Set down the data below from its first line to the line holding "function tw(t, f)", inclusive; omit all pictures.
[Begin]
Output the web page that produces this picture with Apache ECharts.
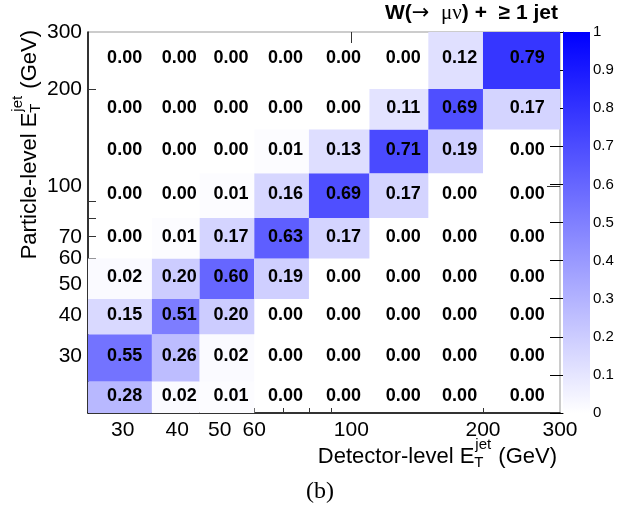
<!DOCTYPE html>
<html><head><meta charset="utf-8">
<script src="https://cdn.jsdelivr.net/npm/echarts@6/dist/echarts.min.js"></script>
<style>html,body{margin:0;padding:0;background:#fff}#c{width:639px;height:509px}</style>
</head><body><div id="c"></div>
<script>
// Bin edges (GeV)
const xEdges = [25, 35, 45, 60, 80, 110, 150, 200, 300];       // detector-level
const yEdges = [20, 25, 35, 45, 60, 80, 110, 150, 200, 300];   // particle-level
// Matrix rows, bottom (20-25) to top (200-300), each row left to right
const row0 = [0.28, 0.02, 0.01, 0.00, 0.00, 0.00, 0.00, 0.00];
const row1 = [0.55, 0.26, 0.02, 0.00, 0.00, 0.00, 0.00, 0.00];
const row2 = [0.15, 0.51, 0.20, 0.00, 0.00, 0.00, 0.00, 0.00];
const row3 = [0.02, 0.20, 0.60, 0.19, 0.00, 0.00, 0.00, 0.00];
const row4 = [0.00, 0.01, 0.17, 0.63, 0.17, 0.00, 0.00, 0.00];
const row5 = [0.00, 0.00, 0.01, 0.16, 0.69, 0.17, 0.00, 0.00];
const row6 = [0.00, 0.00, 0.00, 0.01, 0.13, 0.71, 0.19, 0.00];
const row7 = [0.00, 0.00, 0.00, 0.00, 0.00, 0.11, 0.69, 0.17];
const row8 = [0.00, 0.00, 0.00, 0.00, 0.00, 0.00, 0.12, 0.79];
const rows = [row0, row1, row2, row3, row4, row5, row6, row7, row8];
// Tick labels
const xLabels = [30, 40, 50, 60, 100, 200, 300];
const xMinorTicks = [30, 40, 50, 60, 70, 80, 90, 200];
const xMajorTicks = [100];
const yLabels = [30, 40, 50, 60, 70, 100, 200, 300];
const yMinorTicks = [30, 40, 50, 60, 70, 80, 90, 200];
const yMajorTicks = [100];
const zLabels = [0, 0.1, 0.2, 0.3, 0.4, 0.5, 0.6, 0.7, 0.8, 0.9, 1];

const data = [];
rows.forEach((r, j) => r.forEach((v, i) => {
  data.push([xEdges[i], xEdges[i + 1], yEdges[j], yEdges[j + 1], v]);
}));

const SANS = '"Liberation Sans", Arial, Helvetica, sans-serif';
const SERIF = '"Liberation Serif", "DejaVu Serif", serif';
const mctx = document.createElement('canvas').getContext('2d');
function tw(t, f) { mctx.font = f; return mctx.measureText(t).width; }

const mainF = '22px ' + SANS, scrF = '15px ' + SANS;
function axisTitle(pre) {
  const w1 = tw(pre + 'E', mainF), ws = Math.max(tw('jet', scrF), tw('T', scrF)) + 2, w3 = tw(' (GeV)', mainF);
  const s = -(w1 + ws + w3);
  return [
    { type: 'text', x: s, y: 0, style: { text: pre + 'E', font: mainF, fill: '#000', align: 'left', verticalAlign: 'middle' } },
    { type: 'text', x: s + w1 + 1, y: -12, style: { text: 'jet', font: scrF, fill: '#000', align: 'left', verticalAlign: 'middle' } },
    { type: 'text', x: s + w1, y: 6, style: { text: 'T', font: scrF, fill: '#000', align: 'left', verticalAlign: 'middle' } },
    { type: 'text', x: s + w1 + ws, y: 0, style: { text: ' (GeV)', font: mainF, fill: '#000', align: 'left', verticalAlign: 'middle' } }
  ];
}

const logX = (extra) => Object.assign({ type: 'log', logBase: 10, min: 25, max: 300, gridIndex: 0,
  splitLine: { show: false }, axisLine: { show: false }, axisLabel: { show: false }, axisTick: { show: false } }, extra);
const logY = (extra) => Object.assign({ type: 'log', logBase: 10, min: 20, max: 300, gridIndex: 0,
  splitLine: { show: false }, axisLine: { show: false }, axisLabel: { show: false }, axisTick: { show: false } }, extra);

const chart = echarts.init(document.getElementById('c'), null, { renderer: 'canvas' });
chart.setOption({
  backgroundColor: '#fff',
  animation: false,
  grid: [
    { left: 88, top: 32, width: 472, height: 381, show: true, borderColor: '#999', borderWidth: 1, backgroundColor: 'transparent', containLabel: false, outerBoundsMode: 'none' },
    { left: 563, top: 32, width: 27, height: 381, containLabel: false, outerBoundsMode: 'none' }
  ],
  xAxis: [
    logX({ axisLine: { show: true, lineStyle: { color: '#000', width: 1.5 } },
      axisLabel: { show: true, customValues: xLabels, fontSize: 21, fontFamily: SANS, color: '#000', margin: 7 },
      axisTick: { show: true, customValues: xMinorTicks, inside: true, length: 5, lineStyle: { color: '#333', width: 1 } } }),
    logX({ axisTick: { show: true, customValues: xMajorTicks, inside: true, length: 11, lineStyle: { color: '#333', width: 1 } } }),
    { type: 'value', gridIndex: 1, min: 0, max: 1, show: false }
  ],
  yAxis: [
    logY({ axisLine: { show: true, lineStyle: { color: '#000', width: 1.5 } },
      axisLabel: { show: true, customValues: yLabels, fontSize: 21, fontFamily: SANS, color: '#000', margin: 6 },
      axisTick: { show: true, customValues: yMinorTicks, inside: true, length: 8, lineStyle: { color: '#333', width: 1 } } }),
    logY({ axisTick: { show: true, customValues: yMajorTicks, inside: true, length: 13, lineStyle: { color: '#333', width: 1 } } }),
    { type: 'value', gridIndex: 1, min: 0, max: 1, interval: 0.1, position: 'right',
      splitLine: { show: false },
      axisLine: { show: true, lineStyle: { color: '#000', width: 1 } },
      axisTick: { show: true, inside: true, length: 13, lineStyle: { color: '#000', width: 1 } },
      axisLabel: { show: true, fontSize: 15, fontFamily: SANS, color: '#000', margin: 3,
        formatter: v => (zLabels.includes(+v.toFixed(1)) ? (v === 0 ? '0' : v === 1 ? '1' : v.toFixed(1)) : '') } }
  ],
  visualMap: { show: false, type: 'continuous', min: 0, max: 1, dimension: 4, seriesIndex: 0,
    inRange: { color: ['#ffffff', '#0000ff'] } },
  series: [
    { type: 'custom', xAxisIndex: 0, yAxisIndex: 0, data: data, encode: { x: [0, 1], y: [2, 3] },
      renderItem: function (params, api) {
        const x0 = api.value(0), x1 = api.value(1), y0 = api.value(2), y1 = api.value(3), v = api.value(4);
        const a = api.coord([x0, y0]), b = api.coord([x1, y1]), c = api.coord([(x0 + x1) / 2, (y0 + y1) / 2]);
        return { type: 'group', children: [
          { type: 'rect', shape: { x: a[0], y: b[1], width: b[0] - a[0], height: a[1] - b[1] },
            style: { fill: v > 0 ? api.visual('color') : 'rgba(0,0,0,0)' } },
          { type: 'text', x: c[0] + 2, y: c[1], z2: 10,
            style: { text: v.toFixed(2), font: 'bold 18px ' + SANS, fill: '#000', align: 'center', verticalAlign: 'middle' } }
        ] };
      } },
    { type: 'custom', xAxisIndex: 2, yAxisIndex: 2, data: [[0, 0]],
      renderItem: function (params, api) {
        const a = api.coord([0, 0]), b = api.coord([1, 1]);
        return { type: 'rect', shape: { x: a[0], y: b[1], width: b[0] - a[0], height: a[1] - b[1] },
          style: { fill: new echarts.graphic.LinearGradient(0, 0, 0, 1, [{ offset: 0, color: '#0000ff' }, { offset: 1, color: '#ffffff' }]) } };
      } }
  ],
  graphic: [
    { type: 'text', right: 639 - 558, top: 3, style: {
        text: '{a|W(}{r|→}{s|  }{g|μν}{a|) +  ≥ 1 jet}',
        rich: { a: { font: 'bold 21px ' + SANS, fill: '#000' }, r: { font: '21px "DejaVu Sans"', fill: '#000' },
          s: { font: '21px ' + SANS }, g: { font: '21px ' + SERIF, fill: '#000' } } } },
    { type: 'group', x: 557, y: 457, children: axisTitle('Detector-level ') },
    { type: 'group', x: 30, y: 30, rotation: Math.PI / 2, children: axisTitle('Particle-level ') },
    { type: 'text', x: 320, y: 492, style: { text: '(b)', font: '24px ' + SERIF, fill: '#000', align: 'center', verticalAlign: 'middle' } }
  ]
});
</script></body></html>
[End]
**Output of the exercise:**
Output the web page that produces this picture with Apache ECharts.
<!DOCTYPE html>
<html><head><meta charset="utf-8">
<script src="https://cdn.jsdelivr.net/npm/echarts@6/dist/echarts.min.js"></script>
<style>html,body{margin:0;padding:0;background:#fff}#c{width:639px;height:509px}</style>
</head><body><div id="c"></div>
<script>
// Bin edges (GeV)
const xEdges = [25, 35, 45, 60, 80, 110, 150, 200, 300];       // detector-level
const yEdges = [20, 25, 35, 45, 60, 80, 110, 150, 200, 300];   // particle-level
// Matrix rows, bottom (20-25) to top (200-300), each row left to right
const row0 = [0.28, 0.02, 0.01, 0.00, 0.00, 0.00, 0.00, 0.00];
const row1 = [0.55, 0.26, 0.02, 0.00, 0.00, 0.00, 0.00, 0.00];
const row2 = [0.15, 0.51, 0.20, 0.00, 0.00, 0.00, 0.00, 0.00];
const row3 = [0.02, 0.20, 0.60, 0.19, 0.00, 0.00, 0.00, 0.00];
const row4 = [0.00, 0.01, 0.17, 0.63, 0.17, 0.00, 0.00, 0.00];
const row5 = [0.00, 0.00, 0.01, 0.16, 0.69, 0.17, 0.00, 0.00];
const row6 = [0.00, 0.00, 0.00, 0.01, 0.13, 0.71, 0.19, 0.00];
const row7 = [0.00, 0.00, 0.00, 0.00, 0.00, 0.11, 0.69, 0.17];
const row8 = [0.00, 0.00, 0.00, 0.00, 0.00, 0.00, 0.12, 0.79];
const rows = [row0, row1, row2, row3, row4, row5, row6, row7, row8];
// Tick labels
const xLabels = [30, 40, 50, 60, 100, 200, 300];
const xMinorTicks = [30, 40, 50, 60, 70, 80, 90, 200];
const xMajorTicks = [100];
const yLabels = [30, 40, 50, 60, 70, 100, 200, 300];
const yMinorTicks = [30, 40, 50, 60, 70, 80, 90, 200];
const yMajorTicks = [100];
const zLabels = [0, 0.1, 0.2, 0.3, 0.4, 0.5, 0.6, 0.7, 0.8, 0.9, 1];

const data = [];
rows.forEach((r, j) => r.forEach((v, i) => {
  data.push([xEdges[i], xEdges[i + 1], yEdges[j], yEdges[j + 1], v]);
}));

const SANS = '"Liberation Sans", Arial, Helvetica, sans-serif';
const SERIF = '"Liberation Serif", "DejaVu Serif", serif';
const mctx = document.createElement('canvas').getContext('2d');
function tw(t, f) { mctx.font = f; return mctx.measureText(t).width; }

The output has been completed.